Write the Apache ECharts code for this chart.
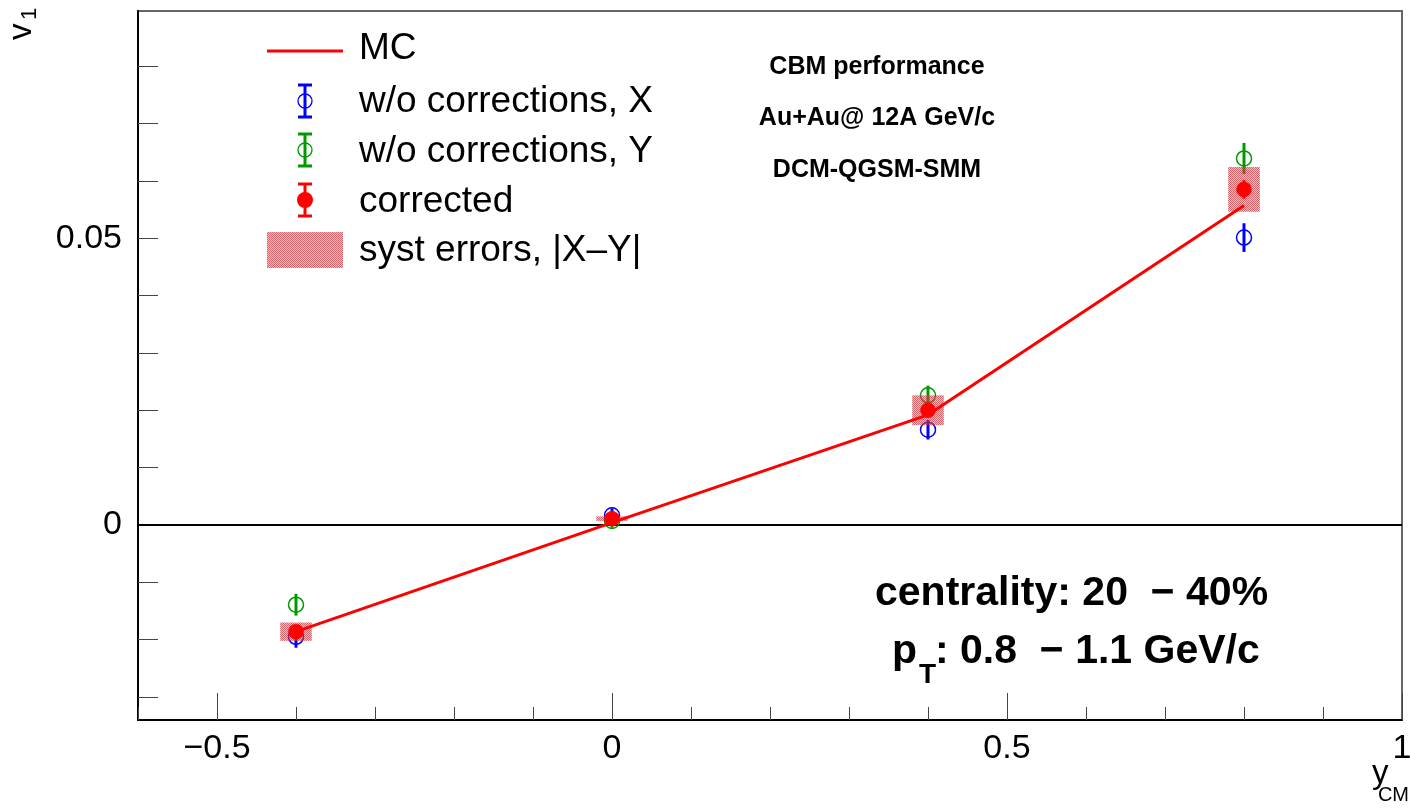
<!DOCTYPE html>
<html>
<head>
<meta charset="utf-8">
<script src="https://cdn.jsdelivr.net/npm/echarts@6/dist/echarts.min.js"></script>
<style>
html,body{margin:0;padding:0;background:#fff;overflow:hidden;}
#chart{width:1410px;height:809px;}
</style>
</head>
<body>
<div id="chart"></div>
<script>
// ---- data ----
const rapidity   = [-0.4, 0, 0.4, 0.8];
const mcV1       = [-0.0186, 0.0004, 0.0192, 0.0557];
const corrV1     = [-0.0186, 0.0011, 0.0200, 0.0585];
const corrErr    = [0.0010, 0.0008, 0.0012, 0.0016];
const xV1        = [-0.0195, 0.0017, 0.0166, 0.0501];
const xErr       = [0.0019, 0.0012, 0.0017, 0.0025];
const yV1        = [-0.0139, 0.0007, 0.0226, 0.0639];
const yErr       = [0.0019, 0.0012, 0.0017, 0.0027];
const systHalf   = [0.0016, 0.0004, 0.0026, 0.0039];
const xMajorTicks = [-0.5, 0, 0.5, 1];
const xMinorTicks = [-0.6,-0.5,-0.4,-0.3,-0.2,-0.1,0,0.1,0.2,0.3,0.4,0.5,0.6,0.7,0.8,0.9,1.0];
const yTicks      = [-0.03,-0.02,-0.01,0,0.01,0.02,0.03,0.04,0.05,0.06,0.07,0.08];
const yLabels     = [0, 0.05];

const FONT = "'Liberation Sans', Arial, Helvetica, sans-serif";
const BOX_HALF_W = 0.02;

// hatched fill pattern for the systematic boxes
const pc = document.createElement('canvas');
pc.width = 2; pc.height = 2;
const pctx = pc.getContext('2d');
pctx.fillStyle = 'rgba(200,110,115,0.45)'; pctx.fillRect(0,1,1,1); pctx.fillRect(1,0,1,1);
pctx.fillStyle = 'rgba(190,40,50,0.7)'; pctx.fillRect(0,0,1,1); pctx.fillRect(1,1,1,1);
const hatch = {image: pc, repeat: 'repeat'};

const chart = echarts.init(document.getElementById('chart'), null, {renderer:'canvas'});

function fmt(v){ return (v < 0 ? '\u2212' : '') + String(Math.abs(v)); }

function errRender(color, filled){
  return function(params, api){
    const x = api.value(0), y = api.value(1), e = api.value(2);
    const c = api.coord([x, y]);
    const t = api.coord([x, y + e]);
    const b = api.coord([x, y - e]);
    return {
      type: 'group',
      children: [
        {type:'line', shape:{x1:c[0], y1:t[1], x2:c[0], y2:b[1]}, style:{stroke:color, lineWidth:3}},
        {type:'circle', shape:{cx:c[0], cy:c[1], r:7.5},
         style: filled ? {fill:color, stroke:color, lineWidth:0.5} : {fill:null, stroke:color, lineWidth:1.5}}
      ]
    };
  };
}

function boxRender(params, api){
  const x = api.value(0), y = api.value(1), s = api.value(2);
  const p1 = api.coord([x - BOX_HALF_W, y + s]);
  const p2 = api.coord([x + BOX_HALF_W, y - s]);
  return {
    type:'rect',
    shape:{x:p1[0], y:p1[1], width:p2[0]-p1[0], height:p2[1]-p1[1]},
    style:{fill:hatch}
  };
}

const tri = (vals, errs) => rapidity.map((x,i) => [x, vals[i], errs[i]]);

// legend graphics
const LX = 305;
function legendErr(cy, color, filled){
  return [
    {type:'line', shape:{x1:LX, y1:cy-16, x2:LX, y2:cy+16}, style:{stroke:color, lineWidth:3}},
    {type:'line', shape:{x1:LX-7, y1:cy-16, x2:LX+7, y2:cy-16}, style:{stroke:color, lineWidth:3}},
    {type:'line', shape:{x1:LX-7, y1:cy+16, x2:LX+7, y2:cy+16}, style:{stroke:color, lineWidth:3}},
    {type:'circle', shape:{cx:LX, cy:cy, r:filled?8:7},
     style: filled ? {fill:color} : {fill:null, stroke:color, lineWidth:1.3}}
  ];
}
function ltext(y, s){
  return {type:'text', x:359, y:y, style:{text:s, font:'37px ' + FONT, fill:'#000', textAlign:'left', textVerticalAlign:'middle'}};
}
function btext(x, y, s, size, align){
  return {type:'text', x:x, y:y, style:{text:s, font:'bold ' + size + 'px ' + FONT, fill:'#000', textAlign:align, textVerticalAlign:'middle'}};
}
const graphics = [
  {type:'line', shape:{x1:267, y1:51, x2:343, y2:51}, style:{stroke:'#ff0000', lineWidth:3}},
  ...legendErr(101, '#0000ff', false),
  ...legendErr(150, '#009900', false),
  ...legendErr(200, '#ff0000', true),
  {type:'rect', shape:{x:267, y:232, width:76, height:36}, style:{fill:hatch}},
  ltext(49, 'MC'),
  ltext(102, 'w/o corrections, X'),
  ltext(152, 'w/o corrections, Y'),
  ltext(202, 'corrected'),
  ltext(251, 'syst errors, |X\u2013Y|'),
  // top labels
  btext(877, 67, 'CBM performance', 25, 'center'),
  btext(877, 118, 'Au+Au@ 12A GeV/c', 25, 'center'),
  btext(877, 170, 'DCM-QGSM-SMM', 25, 'center'),
  // centrality / pT
  btext(875, 594, 'centrality: 20  \u2212 40%', 41, 'left'),
  btext(892, 652, 'p', 41, 'left'),
  btext(919, 675, 'T', 28, 'left'),
  btext(935, 652, ': 0.8  \u2212 1.1 GeV/c', 41, 'left'),
  // axis titles
  {type:'text', x:22, y:40, rotation:Math.PI/2, style:{text:'v', font:'33px ' + FONT, fill:'#000', textAlign:'left', textVerticalAlign:'middle'}},
  {type:'text', x:30, y:20, rotation:Math.PI/2, style:{text:'1', font:'22px ' + FONT, fill:'#000', textAlign:'left', textVerticalAlign:'middle'}},
  {type:'text', x:1372, y:774, style:{text:'y', font:'33px ' + FONT, fill:'#000', textAlign:'left', textVerticalAlign:'middle'}},
  {type:'text', x:1409, y:795, style:{text:'CM', font:'20px ' + FONT, fill:'#000', textAlign:'right', textVerticalAlign:'middle'}}
];

const option = {
  animation:false,
  backgroundColor:'#fff',
  grid:{left:138, top:11, width:1264, height:709, outerBoundsMode:'none', containLabel:false,
        show:true, borderColor:'#666', borderWidth:2, backgroundColor:'transparent'},
  xAxis:[
    {type:'value', min:-0.6, max:1.0, position:'bottom',
     axisLine:{show:true, onZero:false, lineStyle:{color:'#000', width:2}},
     axisTick:{show:true, inside:true, length:27, customValues:xMajorTicks, lineStyle:{color:'#444', width:1}},
     axisLabel:{show:true, customValues:xMajorTicks, formatter:fmt, margin:12, color:'#000', fontSize:34, fontFamily:FONT},
     splitLine:{show:false}},
    {type:'value', min:-0.6, max:1.0, position:'bottom',
     axisLine:{show:false, onZero:false},
     axisTick:{show:true, inside:true, length:13, customValues:xMinorTicks, lineStyle:{color:'#444', width:1}},
     axisLabel:{show:false},
     splitLine:{show:false}}
  ],
  yAxis:{type:'value', min:-0.034, max:0.0896,
     axisLine:{show:true, onZero:false, lineStyle:{color:'#000', width:2}},
     axisTick:{show:true, inside:true, length:20, customValues:yTicks, lineStyle:{color:'#444', width:1}},
     axisLabel:{show:true, customValues:yLabels, formatter:fmt, margin:16, color:'#000', fontSize:34, fontFamily:FONT},
     splitLine:{show:false}},
  series:[
    {name:'w/o corrections, X', type:'custom', renderItem:errRender('#0000ff', false), data:tri(xV1, xErr), z:2,
     markLine:{silent:true, symbol:'none', label:{show:false}, lineStyle:{color:'#000', width:2, type:'solid'}, data:[{yAxis:0}], z:1}},
    {name:'w/o corrections, Y', type:'custom', renderItem:errRender('#009900', false), data:tri(yV1, yErr), z:2},
    {name:'syst errors', type:'custom', renderItem:boxRender, data:tri(corrV1, systHalf), z:3},
    {name:'MC', type:'line', data:rapidity.map((x,i)=>[x, mcV1[i]]), showSymbol:false, symbol:'none',
     lineStyle:{color:'#ff0000', width:3}, z:4},
    {name:'corrected', type:'custom', renderItem:errRender('#ff0000', true), data:tri(corrV1, corrErr), z:5}
  ],
  graphic:graphics
};
chart.setOption(option);
</script>
</body>
</html>
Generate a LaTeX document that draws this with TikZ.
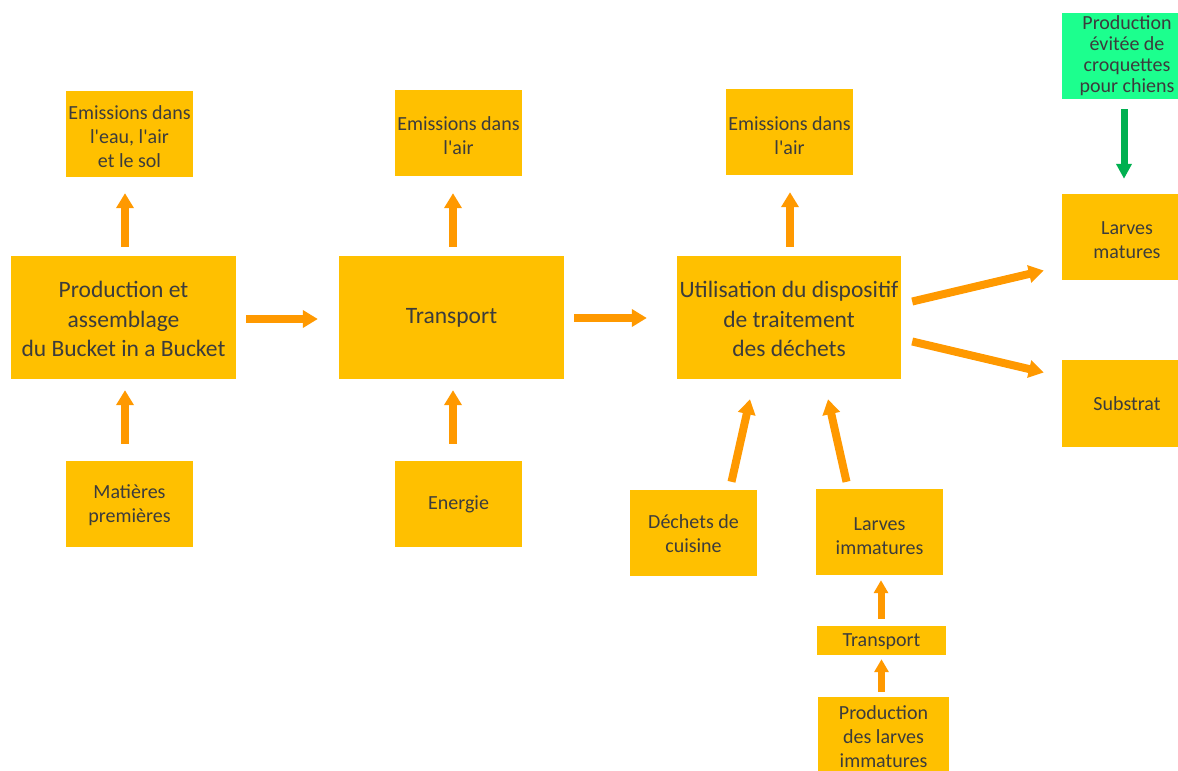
\documentclass[tikz,border=0pt]{standalone}
\usepackage{fontspec}
\setmainfont{Carlito}[Ligatures=TeXOff]
\usetikzlibrary{arrows.meta,calc}
\definecolor{boxfill}{HTML}{FFC000}
\definecolor{arrorange}{HTML}{FF9900}
\definecolor{mint}{HTML}{1CFF8E}
\definecolor{arrgreen}{HTML}{00B050}
\definecolor{txt}{HTML}{3C3C3C}
\begin{document}
\begin{tikzpicture}[x=1pt,y=-1pt,
  box/.style={fill=boxfill, draw=none, inner sep=0pt, minimum width=127pt, minimum height=86pt},
  bigbox/.style={box, minimum width=225pt, minimum height=123pt},
  greenbox/.style={box, fill=mint},
  lbl/.style={align=center, text=txt, inner sep=0pt, font=\fontsize{20}{24}\selectfont},
  biglbl/.style={lbl, font=\fontsize{23.5}{29.5}\selectfont},
  arr/.style={draw=arrorange, line width=8pt, -{Triangle[width=17pt,length=15pt]}},
  smallarr/.style={draw=arrorange, line width=7pt, -{Triangle[width=14pt,length=13pt]}},
  garr/.style={draw=arrgreen, line width=7pt, -{Triangle[width=15pt,length=15pt]}}
]
\clip (0,0) rectangle (1178,771);
\fill[white] (0,0) rectangle (1178,771);

\node[box, label={[lbl,yshift=-3pt]center:{Emissions dans\\l'eau, l'air\\et le sol}}] (E1) at (129.5,134) {};
\node[bigbox, label={[biglbl,yshift=-1.5pt]center:{Production et\\assemblage\\du Bucket in a Bucket}}] (P1) at (123.5,317.5) {};
\node[box, label={[lbl,yshift=-1pt]center:{Matières\\premières}}] (M) at (129.5,504) {};

\node[box, label={[lbl,yshift=-3pt]center:{Emissions dans\\l'air}}] (E2) at (458.5,133) {};
\node[bigbox, label={[biglbl]center:{Transport}}] (T) at (451.5,317.5) {};
\node[box, label={[lbl]center:{Energie}}] (En) at (458.5,504) {};

\node[box, label={[lbl,yshift=-4pt]center:{Emissions dans\\l'air}}] (E3) at (789.5,132) {};
\node[bigbox, minimum width=224pt, label={[biglbl,yshift=-1.5pt]center:{Utilisation du dispositif\\de traitement\\des déchets}}] (U) at (789,317.5) {};
\node[box, label={[lbl,yshift=-1pt]center:{Déchets de\\cuisine}}] (D) at (693.5,533) {};
\node[box, label={[lbl,yshift=-4pt]center:{Larves\\immatures}}] (LI) at (879.5,532) {};
\node[box, minimum width=129pt, minimum height=29pt, label={[lbl,yshift=-1pt]center:{Transport}}] (TR) at (881.5,640.5) {};
\node[box, minimum width=131pt, label={[lbl,yshift=3pt]center:{Production\\des larves\\immatures}}] (PL) at (883.5,740) {};

\node[greenbox, minimum width=130pt, label={[lbl,font=\fontsize{20}{21}\selectfont]center:{Production\\évitée de\\croquettes\\pour chiens}}] (G) at (1127,56) {};
\node[box, minimum width=130pt, label={[lbl,yshift=-4pt]center:{Larves\\matures}}] (LM) at (1127,236.5) {};
\node[box, minimum width=130pt, minimum height=87pt, label={[lbl]center:{Substrat}}] (S) at (1127,403.5) {};

\draw[arr] ($(P1.north)+(1.5,-9)$) -- ($(E1.south)+(-4.5,16)$);
\draw[arr] ($(M.north)+(-4.5,-17)$) -- ($(P1.south)+(1.5,11)$);
\draw[arr] ($(P1.east)+(10,1.5)$) -- ($(T.west)+(-21,1.5)$);
\draw[arr] ($(T.north)+(1.5,-9)$) -- ($(E2.south)+(-5.5,17)$);
\draw[arr] ($(En.north)+(-5.5,-17)$) -- ($(T.south)+(1.5,11)$);
\draw[arr] ($(T.east)+(10,0.5)$) -- ($(U.west)+(-30,0.5)$);
\draw[arr] ($(U.north)+(1,-9)$) -- ($(E3.south)+(0.5,17)$);
\draw[arr] ($(U.east)+(11,-16)$) -- ($(LM.west)+(-18,34)$);
\draw[arr] ($(U.east)+(11,24)$) -- ($(S.west)+(-18,-31)$);
\draw[arr] ($(D.north)+(38,-8)$) -- ($(U.south)+(-39,20)$);
\draw[arr] ($(LI.north)+(-33,-7)$) -- ($(U.south)+(39,20)$);
\draw[smallarr] ($(TR.north)+(-0.5,-7)$) -- ($(LI.south)+(1.5,5)$);
\draw[smallarr] ($(PL.north)+(-2,-5)$) -- ($(TR.south)+(0,4)$);
\draw[garr] ($(G.south)+(-3,10)$) -- ($(LM.north)+(-3,-14.5)$);
\end{tikzpicture}
\end{document}
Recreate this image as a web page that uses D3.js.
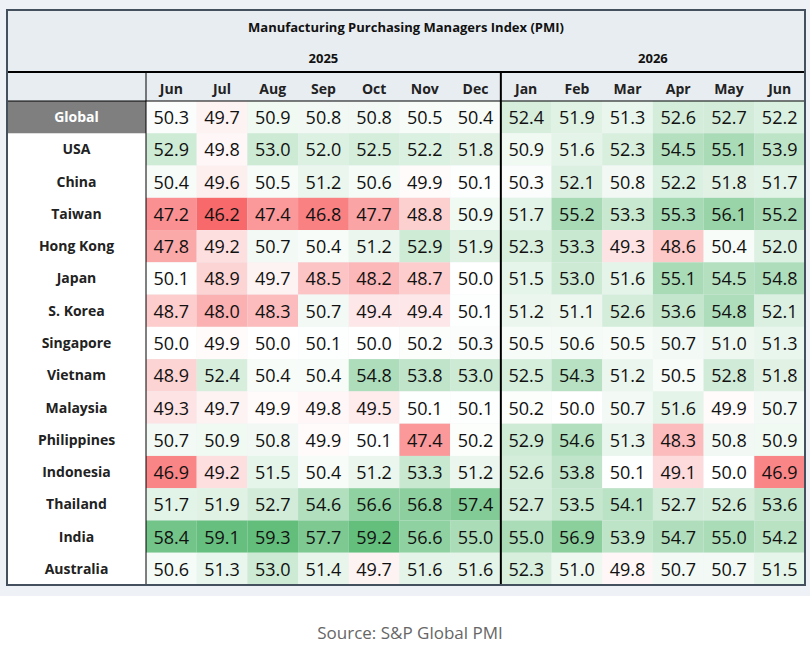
<!DOCTYPE html>
<html><head><meta charset="utf-8">
<script src="https://cdn.jsdelivr.net/npm/d3@7"></script>
<style>body{margin:0;background:#fff;}</style>
</head><body><svg id="chart" width="810" height="655"></svg>
<script>
"use strict"

var months = ["Jun","Jul","Aug","Sep","Oct","Nov","Dec","Jan","Feb","Mar","Apr","May","Jun"];
var years = [{label:"2025", from:0, to:7}, {label:"2026", from:7, to:13}];
var countries = ["Global","USA","China","Taiwan","Hong Kong","Japan","S. Korea","Singapore","Vietnam","Malaysia","Philippines","Indonesia","Thailand","India","Australia"];
var values = [
	[50.3,49.7,50.9,50.8,50.8,50.5,50.4,52.4,51.9,51.3,52.6,52.7,52.2],
	[52.9,49.8,53.0,52.0,52.5,52.2,51.8,50.9,51.6,52.3,54.5,55.1,53.9],
	[50.4,49.6,50.5,51.2,50.6,49.9,50.1,50.3,52.1,50.8,52.2,51.8,51.7],
	[47.2,46.2,47.4,46.8,47.7,48.8,50.9,51.7,55.2,53.3,55.3,56.1,55.2],
	[47.8,49.2,50.7,50.4,51.2,52.9,51.9,52.3,53.3,49.3,48.6,50.4,52.0],
	[50.1,48.9,49.7,48.5,48.2,48.7,50.0,51.5,53.0,51.6,55.1,54.5,54.8],
	[48.7,48.0,48.3,50.7,49.4,49.4,50.1,51.2,51.1,52.6,53.6,54.8,52.1],
	[50.0,49.9,50.0,50.1,50.0,50.2,50.3,50.5,50.6,50.5,50.7,51.0,51.3],
	[48.9,52.4,50.4,50.4,54.8,53.8,53.0,52.5,54.3,51.2,50.5,52.8,51.8],
	[49.3,49.7,49.9,49.8,49.5,50.1,50.1,50.2,50.0,50.7,51.6,49.9,50.7],
	[50.7,50.9,50.8,49.9,50.1,47.4,50.2,52.9,54.6,51.3,48.3,50.8,50.9],
	[46.9,49.2,51.5,50.4,51.2,53.3,51.2,52.6,53.8,50.1,49.1,50.0,46.9],
	[51.7,51.9,52.7,54.6,56.6,56.8,57.4,52.7,53.5,54.1,52.7,52.6,53.6],
	[58.4,59.1,59.3,57.7,59.2,56.6,55.0,55.0,56.9,53.9,54.7,55.0,54.2],
	[50.6,51.3,53.0,51.4,49.7,51.6,51.6,52.3,51.0,49.8,50.7,50.7,51.5]
];
var title = "Manufacturing Purchasing Managers Index (PMI)";
var source = "Source: S&P Global PMI";

var svg = d3.select("#chart");
var font = "'Open Sans', sans-serif";

// page band behind table
svg.append("rect").attr("x",0).attr("y",0).attr("width",810).attr("height",596).attr("fill","#eef2f6");

var left = 7, right = 805, tableTop = 10, labelW = 139;
var yearBottom = 72, monthBottom = 101, bottom = 585;

var x = d3.scaleBand().domain(d3.range(months.length)).range([left + labelW, right]);
var y = d3.scaleBand().domain(d3.range(countries.length)).range([monthBottom, bottom]);
var color = d3.scaleLinear().domain([46.2, 50, 59.3]).range(["#f8696b","#ffffff","#63be7b"]);

// header background
svg.append("rect").attr("x",left).attr("y",tableTop).attr("width",right-left).attr("height",monthBottom-tableTop).attr("fill","#e8edf2");
// label column background
svg.append("rect").attr("x",left).attr("y",monthBottom).attr("width",labelW).attr("height",bottom-monthBottom).attr("fill","#ffffff");

svg.append("text").attr("x",(left+right)/2).attr("y",32).attr("text-anchor","middle")
	.attr("font-family",font).attr("font-size",13).attr("font-weight","bold").attr("fill","#111").text(title);

years.forEach(function(yr){
	var cx = (x(yr.from) + x(yr.to-1) + x.bandwidth())/2;
	svg.append("text").attr("x",cx).attr("y",63).attr("text-anchor","middle")
		.attr("font-family",font).attr("font-size",13).attr("font-weight","bold").attr("fill","#111").text(yr.label);
});

svg.selectAll(".month").data(months).enter().append("text")
	.attr("x",function(d,i){return x(i)+x.bandwidth()/2;}).attr("y",94).attr("text-anchor","middle")
	.attr("font-family",font).attr("font-size",14).attr("font-weight","bold").attr("fill","#222").text(function(d){return d;});

// rows
var rows = svg.selectAll(".row").data(values).enter().append("g")
	.attr("transform",function(d,i){return "translate(0,"+y(i)+")";});

rows.selectAll("rect").data(function(d){return d;}).enter().append("rect")
	.attr("x",function(d,i){return x(i);}).attr("y",0)
	.attr("width",x.bandwidth()).attr("height",y.bandwidth())
	.attr("fill",function(d){return color(d);});

rows.selectAll("text.v").data(function(d){return d;}).enter().append("text")
	.attr("class","v")
	.attr("x",function(d,i){return x(i)+x.bandwidth()/2;}).attr("y",y.bandwidth()/2+7)
	.attr("text-anchor","middle").attr("font-family",font).attr("font-size",18).attr("fill","#111")
	.text(function(d){return d.toFixed(1);});

// global label highlight
svg.append("rect").attr("x",left).attr("y",y(0)).attr("width",labelW).attr("height",y.bandwidth()).attr("fill","#7f7f7f");

svg.selectAll(".country").data(countries).enter().append("text")
	.attr("x",left+labelW/2).attr("y",function(d,i){return y(i)+y.bandwidth()/2+5;})
	.attr("text-anchor","middle").attr("font-family",font).attr("font-size",14).attr("font-weight","bold")
	.attr("fill",function(d,i){return i==0 ? "#fff" : "#222";}).text(function(d){return d;});

// lines
svg.append("line").attr("x1",left).attr("x2",right).attr("y1",yearBottom).attr("y2",yearBottom).attr("stroke","#000").attr("stroke-width",2);
svg.append("line").attr("x1",left).attr("x2",right).attr("y1",monthBottom).attr("y2",monthBottom).attr("stroke","#000").attr("stroke-width",1);
svg.append("line").attr("x1",x(0)).attr("x2",x(0)).attr("y1",yearBottom).attr("y2",bottom).attr("stroke","#000").attr("stroke-width",1);
svg.append("line").attr("x1",x(7)).attr("x2",x(7)).attr("y1",yearBottom).attr("y2",bottom).attr("stroke","#000").attr("stroke-width",2);
svg.append("rect").attr("x",left).attr("y",tableTop).attr("width",right-left).attr("height",bottom-tableTop)
	.attr("fill","none").attr("stroke","#44505e").attr("stroke-width",2);

svg.append("text").attr("x",410).attr("y",639).attr("text-anchor","middle")
	.attr("font-family",font).attr("font-size",17).attr("fill","#666").text(source);
</script>
</body></html>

——

Description of the task: Output the records above as they stand, from the first line to the line with "const BOX_HALF_W = 0.02;", inclusive, and exclude the pictures.

The response:
Write the Apache ECharts code for this chart.
<!DOCTYPE html>
<html>
<head>
<meta charset="utf-8">
<script src="https://cdn.jsdelivr.net/npm/echarts@6/dist/echarts.min.js"></script>
<style>
html,body{margin:0;padding:0;background:#fff;overflow:hidden;}
#chart{width:1410px;height:809px;}
</style>
</head>
<body>
<div id="chart"></div>
<script>
// ---- data ----
const rapidity   = [-0.4, 0, 0.4, 0.8];
const mcV1       = [-0.0186, 0.0004, 0.0192, 0.0557];
const corrV1     = [-0.0186, 0.0011, 0.0200, 0.0585];
const corrErr    = [0.0010, 0.0008, 0.0012, 0.0016];
const xV1        = [-0.0195, 0.0017, 0.0166, 0.0501];
const xErr       = [0.0019, 0.0012, 0.0017, 0.0025];
const yV1        = [-0.0139, 0.0007, 0.0226, 0.0639];
const yErr       = [0.0019, 0.0012, 0.0017, 0.0027];
const systHalf   = [0.0016, 0.0004, 0.0026, 0.0039];
const xMajorTicks = [-0.5, 0, 0.5, 1];
const xMinorTicks = [-0.6,-0.5,-0.4,-0.3,-0.2,-0.1,0,0.1,0.2,0.3,0.4,0.5,0.6,0.7,0.8,0.9,1.0];
const yTicks      = [-0.03,-0.02,-0.01,0,0.01,0.02,0.03,0.04,0.05,0.06,0.07,0.08];
const yLabels     = [0, 0.05];

const FONT = "'Liberation Sans', Arial, Helvetica, sans-serif";
const BOX_HALF_W = 0.02;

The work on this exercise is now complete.